- [PROBLEM TO SOLVE]: Find every line containing the word "this" in the records below; report only how many there are.

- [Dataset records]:
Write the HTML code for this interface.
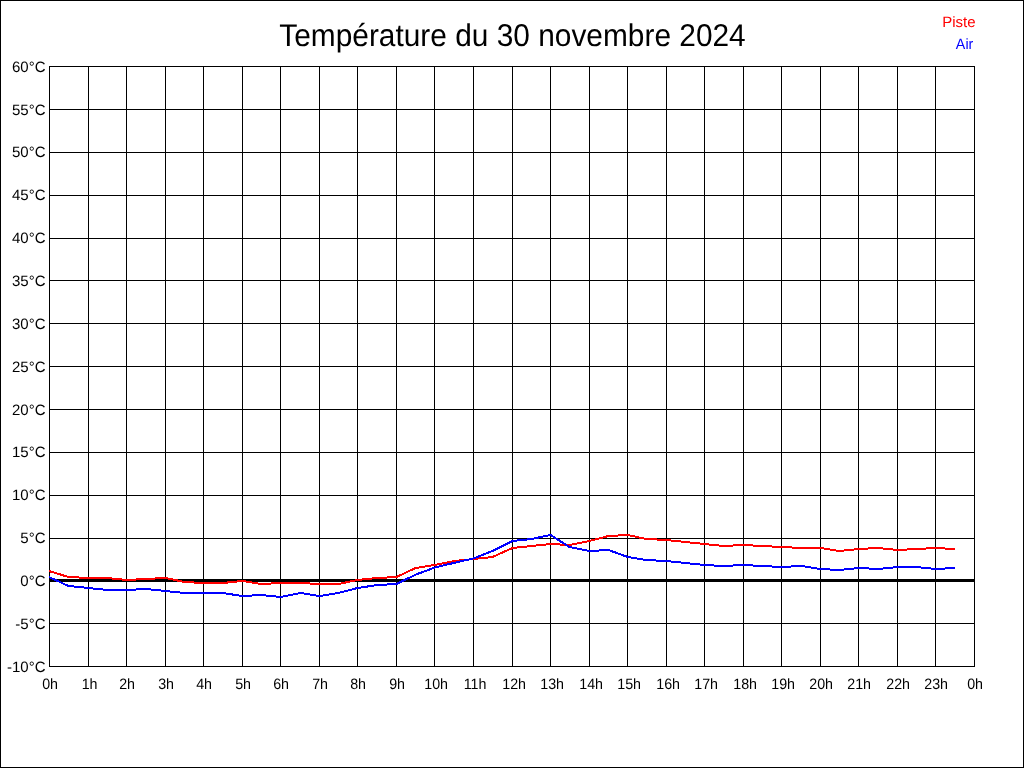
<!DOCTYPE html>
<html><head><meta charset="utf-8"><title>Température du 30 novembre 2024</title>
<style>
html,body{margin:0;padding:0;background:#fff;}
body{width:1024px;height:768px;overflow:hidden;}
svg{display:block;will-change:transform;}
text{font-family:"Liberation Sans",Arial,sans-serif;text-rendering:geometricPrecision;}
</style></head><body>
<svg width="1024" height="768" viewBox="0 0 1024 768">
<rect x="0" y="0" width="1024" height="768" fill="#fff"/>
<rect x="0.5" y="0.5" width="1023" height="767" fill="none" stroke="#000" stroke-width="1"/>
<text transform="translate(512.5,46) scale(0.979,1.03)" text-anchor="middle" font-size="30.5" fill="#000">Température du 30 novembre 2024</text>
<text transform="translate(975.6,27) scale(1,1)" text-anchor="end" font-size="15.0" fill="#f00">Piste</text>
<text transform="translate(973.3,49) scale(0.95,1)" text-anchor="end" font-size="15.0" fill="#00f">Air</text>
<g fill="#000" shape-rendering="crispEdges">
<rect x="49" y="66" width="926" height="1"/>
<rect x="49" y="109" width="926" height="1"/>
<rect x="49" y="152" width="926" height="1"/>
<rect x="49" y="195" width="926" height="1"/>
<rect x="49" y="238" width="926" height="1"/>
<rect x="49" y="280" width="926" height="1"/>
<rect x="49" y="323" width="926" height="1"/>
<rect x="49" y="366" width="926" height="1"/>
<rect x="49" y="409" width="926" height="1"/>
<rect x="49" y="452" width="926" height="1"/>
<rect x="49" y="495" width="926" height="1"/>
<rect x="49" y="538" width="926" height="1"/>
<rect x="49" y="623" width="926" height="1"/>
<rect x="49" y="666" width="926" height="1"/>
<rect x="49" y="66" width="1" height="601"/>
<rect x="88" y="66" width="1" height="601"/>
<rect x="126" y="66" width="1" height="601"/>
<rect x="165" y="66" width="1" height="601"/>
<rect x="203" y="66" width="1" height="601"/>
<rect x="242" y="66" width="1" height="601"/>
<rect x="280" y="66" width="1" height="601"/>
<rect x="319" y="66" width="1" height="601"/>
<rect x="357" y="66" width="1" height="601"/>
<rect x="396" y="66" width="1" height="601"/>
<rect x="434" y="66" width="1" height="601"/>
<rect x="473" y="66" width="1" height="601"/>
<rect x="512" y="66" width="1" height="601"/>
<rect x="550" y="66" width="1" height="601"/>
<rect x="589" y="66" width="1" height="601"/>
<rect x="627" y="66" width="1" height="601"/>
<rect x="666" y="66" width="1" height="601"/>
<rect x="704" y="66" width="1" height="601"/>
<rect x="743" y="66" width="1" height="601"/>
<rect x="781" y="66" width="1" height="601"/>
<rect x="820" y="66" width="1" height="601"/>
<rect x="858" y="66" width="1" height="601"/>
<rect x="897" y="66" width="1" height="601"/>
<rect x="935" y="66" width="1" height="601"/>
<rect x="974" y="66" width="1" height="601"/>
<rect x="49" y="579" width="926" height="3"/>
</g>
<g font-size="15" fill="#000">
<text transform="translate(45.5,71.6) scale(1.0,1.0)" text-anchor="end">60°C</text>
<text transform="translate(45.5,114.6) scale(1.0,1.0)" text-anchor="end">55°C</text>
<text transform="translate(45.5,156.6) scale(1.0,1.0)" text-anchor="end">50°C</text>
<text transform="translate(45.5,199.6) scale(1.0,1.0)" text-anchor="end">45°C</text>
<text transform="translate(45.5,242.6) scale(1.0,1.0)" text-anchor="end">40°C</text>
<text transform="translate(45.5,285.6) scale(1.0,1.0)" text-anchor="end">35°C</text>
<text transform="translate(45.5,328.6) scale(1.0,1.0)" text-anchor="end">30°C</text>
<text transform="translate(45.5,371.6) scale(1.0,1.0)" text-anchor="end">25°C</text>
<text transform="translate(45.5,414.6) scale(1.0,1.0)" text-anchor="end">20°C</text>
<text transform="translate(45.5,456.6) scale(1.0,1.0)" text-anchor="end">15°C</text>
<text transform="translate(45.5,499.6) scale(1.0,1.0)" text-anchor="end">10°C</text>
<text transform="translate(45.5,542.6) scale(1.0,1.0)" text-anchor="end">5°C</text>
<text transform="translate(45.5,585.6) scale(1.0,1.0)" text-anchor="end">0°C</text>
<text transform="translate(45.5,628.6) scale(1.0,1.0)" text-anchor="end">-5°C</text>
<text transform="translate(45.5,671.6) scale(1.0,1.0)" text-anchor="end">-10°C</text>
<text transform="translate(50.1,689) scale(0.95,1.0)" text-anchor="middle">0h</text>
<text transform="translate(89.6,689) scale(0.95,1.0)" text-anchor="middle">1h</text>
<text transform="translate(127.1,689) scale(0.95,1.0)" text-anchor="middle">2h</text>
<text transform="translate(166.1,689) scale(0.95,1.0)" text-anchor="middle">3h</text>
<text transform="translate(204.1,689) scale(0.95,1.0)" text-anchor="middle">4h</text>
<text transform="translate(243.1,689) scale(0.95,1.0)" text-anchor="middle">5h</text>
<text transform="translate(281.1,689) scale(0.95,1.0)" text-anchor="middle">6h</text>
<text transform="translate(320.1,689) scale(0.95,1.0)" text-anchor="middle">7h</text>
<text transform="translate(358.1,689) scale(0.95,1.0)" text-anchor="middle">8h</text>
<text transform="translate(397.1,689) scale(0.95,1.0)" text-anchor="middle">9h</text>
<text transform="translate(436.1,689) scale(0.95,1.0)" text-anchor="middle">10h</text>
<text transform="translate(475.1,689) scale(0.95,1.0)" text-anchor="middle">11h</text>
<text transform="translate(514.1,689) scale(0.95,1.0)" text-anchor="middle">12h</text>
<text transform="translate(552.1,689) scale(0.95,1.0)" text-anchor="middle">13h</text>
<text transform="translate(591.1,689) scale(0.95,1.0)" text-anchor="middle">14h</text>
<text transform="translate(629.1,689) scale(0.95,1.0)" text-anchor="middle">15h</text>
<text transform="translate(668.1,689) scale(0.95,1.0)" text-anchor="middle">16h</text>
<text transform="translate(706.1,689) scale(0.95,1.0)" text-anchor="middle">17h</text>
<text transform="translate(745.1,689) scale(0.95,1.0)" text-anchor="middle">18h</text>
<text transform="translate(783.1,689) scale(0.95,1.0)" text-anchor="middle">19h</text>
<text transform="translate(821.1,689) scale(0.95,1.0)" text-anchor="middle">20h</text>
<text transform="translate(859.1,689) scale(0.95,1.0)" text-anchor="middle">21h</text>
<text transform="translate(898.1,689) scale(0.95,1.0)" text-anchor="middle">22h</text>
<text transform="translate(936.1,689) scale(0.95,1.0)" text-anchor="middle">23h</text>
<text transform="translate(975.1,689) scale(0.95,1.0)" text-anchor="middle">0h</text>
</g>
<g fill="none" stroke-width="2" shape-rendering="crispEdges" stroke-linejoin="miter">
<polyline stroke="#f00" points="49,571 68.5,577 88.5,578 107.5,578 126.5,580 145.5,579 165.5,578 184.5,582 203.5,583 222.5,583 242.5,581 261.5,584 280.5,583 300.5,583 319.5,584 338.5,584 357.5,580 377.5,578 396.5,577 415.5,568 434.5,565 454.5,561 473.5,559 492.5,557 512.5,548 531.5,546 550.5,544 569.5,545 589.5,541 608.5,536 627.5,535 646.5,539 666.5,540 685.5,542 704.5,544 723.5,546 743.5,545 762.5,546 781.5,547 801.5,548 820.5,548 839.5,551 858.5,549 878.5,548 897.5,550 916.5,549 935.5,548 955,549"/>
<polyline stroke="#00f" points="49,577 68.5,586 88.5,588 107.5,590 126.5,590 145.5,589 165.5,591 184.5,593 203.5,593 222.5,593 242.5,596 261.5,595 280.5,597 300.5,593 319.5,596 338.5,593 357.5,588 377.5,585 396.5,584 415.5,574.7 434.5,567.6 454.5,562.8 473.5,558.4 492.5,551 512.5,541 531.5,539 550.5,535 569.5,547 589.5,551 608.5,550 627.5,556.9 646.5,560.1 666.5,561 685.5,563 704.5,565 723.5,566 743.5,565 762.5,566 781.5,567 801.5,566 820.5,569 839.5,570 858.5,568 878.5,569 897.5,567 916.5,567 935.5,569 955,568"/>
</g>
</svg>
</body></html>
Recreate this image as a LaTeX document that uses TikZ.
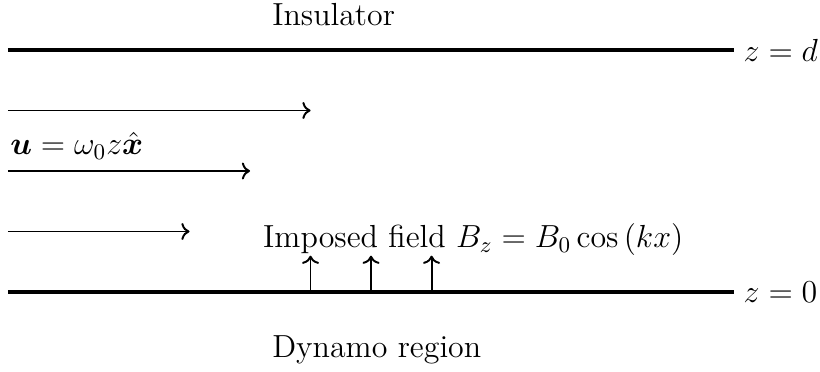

- [SOLUTION TO THE PROBLEM]: 2